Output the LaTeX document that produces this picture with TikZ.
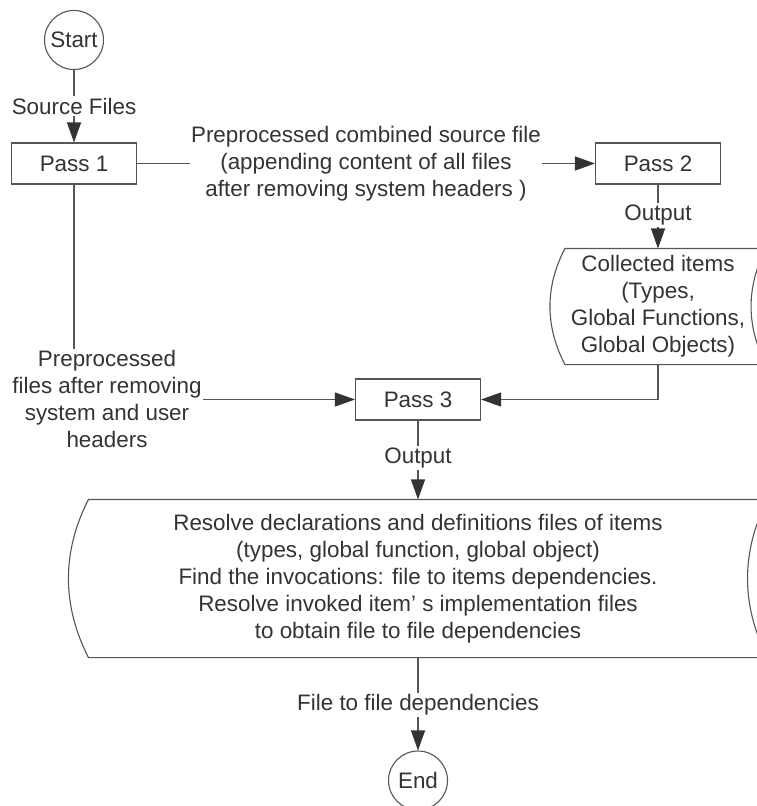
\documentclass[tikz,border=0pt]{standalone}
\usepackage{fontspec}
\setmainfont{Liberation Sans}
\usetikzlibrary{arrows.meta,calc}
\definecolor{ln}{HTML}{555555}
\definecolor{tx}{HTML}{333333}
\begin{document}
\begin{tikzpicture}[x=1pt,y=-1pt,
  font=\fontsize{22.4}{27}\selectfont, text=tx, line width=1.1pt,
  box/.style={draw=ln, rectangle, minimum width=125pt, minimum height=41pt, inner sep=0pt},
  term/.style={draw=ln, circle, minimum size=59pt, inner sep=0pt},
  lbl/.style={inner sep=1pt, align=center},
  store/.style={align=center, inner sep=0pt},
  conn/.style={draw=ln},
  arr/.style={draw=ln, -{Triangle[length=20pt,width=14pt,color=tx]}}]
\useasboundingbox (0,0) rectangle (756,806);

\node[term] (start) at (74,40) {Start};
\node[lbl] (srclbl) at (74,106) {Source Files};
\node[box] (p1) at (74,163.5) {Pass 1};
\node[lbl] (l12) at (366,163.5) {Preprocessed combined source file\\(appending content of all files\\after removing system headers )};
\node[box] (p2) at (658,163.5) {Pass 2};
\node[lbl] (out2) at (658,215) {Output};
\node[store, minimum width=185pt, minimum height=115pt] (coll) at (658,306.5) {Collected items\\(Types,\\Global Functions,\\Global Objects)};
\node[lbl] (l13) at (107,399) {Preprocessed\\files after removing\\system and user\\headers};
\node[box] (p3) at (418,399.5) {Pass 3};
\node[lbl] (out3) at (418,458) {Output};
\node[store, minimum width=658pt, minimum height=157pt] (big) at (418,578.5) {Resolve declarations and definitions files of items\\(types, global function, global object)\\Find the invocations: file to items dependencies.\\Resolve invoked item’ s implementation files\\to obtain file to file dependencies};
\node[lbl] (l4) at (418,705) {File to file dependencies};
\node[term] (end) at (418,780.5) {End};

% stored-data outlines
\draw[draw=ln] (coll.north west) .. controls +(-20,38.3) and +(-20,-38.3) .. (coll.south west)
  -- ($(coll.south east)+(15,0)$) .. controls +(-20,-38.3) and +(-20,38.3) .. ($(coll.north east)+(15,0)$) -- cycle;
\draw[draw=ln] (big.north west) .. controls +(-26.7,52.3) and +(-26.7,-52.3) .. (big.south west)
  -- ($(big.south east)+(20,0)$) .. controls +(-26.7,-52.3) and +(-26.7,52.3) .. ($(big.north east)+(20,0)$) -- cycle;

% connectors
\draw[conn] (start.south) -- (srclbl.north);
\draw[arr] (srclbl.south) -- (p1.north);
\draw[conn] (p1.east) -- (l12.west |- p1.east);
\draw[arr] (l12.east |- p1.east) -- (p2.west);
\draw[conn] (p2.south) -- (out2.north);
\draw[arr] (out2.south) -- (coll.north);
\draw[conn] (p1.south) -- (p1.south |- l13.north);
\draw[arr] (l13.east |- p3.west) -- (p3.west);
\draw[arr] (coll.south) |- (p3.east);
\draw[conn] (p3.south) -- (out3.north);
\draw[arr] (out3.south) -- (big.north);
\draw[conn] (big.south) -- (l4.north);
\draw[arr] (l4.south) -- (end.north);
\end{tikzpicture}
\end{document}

• _WORK INSTRUCTIONS_
Report all lines of the data that include the word "Output".

• _ANSWER TO THE PROBLEM_
Output the LaTeX document that produces this picture with TikZ.
\node[lbl] (out2) at (658,215) {Output};
\node[lbl] (out3) at (418,458) {Output};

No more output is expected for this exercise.